- **What is asked**: Review the material line by line. Identify and copy every line that contains the string "matplotlib".

──────── Data block ────────

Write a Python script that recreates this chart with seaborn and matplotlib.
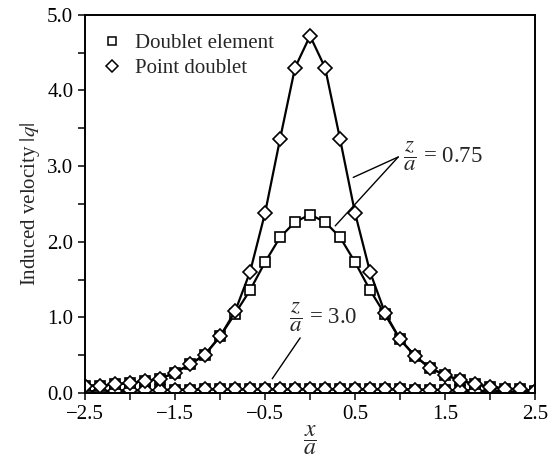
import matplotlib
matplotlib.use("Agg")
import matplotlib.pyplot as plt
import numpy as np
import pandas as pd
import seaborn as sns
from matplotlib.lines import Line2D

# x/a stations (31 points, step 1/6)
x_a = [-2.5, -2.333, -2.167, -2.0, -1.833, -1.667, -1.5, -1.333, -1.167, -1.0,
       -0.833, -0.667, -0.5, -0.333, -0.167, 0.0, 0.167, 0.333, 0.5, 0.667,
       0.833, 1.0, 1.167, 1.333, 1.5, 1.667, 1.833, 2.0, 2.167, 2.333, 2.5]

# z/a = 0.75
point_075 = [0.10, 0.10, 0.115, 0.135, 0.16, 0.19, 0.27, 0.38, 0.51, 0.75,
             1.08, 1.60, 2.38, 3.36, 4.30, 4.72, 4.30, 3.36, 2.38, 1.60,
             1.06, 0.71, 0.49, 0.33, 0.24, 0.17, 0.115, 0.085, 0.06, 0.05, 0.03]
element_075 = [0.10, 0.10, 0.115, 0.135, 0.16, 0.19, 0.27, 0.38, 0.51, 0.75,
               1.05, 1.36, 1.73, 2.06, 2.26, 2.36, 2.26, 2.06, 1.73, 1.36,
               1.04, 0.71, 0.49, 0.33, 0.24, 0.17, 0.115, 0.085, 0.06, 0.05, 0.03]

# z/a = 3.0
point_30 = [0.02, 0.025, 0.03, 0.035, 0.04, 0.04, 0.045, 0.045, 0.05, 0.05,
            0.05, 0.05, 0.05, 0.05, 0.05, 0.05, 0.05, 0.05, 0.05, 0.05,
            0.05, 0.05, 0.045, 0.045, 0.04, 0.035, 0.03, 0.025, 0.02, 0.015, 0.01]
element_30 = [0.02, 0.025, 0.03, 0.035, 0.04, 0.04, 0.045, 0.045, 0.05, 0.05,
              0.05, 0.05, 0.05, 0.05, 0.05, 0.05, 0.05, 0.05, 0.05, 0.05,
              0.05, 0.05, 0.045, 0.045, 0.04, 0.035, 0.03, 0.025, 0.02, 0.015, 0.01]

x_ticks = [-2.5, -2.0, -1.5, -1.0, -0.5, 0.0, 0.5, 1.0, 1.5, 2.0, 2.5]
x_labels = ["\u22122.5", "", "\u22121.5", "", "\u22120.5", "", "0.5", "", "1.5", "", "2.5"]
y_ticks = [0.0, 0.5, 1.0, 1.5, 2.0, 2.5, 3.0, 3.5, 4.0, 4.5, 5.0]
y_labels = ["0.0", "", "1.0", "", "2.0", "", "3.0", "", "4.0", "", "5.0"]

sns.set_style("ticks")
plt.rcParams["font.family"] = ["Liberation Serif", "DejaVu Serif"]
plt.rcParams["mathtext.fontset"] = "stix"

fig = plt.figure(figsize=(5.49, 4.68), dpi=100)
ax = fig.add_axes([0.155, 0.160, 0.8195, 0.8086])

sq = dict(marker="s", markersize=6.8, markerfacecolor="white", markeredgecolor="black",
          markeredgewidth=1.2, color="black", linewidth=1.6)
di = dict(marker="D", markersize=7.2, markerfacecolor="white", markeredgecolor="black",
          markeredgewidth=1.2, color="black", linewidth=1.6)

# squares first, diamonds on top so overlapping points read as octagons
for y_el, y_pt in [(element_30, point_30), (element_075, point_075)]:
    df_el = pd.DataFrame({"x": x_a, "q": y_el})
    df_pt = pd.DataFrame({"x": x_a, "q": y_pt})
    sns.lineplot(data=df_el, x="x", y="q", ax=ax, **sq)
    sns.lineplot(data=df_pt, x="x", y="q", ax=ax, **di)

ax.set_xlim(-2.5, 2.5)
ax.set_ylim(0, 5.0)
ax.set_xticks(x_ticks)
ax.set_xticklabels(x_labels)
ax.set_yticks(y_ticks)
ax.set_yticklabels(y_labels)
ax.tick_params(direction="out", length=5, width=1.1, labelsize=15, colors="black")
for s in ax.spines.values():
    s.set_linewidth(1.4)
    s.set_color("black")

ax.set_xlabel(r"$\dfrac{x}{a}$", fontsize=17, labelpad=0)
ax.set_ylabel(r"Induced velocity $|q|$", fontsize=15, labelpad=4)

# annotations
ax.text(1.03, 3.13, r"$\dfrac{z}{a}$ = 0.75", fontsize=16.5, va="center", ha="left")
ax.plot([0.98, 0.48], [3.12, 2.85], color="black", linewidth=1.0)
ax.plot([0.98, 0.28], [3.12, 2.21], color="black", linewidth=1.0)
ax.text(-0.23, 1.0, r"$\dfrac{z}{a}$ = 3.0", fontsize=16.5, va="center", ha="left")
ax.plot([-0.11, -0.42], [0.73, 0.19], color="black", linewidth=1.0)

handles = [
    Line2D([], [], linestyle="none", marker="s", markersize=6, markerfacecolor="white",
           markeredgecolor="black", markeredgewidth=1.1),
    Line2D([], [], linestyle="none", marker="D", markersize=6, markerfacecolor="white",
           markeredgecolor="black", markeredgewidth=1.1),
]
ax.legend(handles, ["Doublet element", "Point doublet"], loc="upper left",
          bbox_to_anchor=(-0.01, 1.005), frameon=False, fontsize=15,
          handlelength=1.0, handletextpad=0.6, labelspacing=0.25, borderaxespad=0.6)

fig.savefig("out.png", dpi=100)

────────

- **Answer to this task**:
Write a Python script that recreates this chart with seaborn and matplotlib.
import matplotlib
matplotlib.use("Agg")
import matplotlib.pyplot as plt
from matplotlib.lines import Line2D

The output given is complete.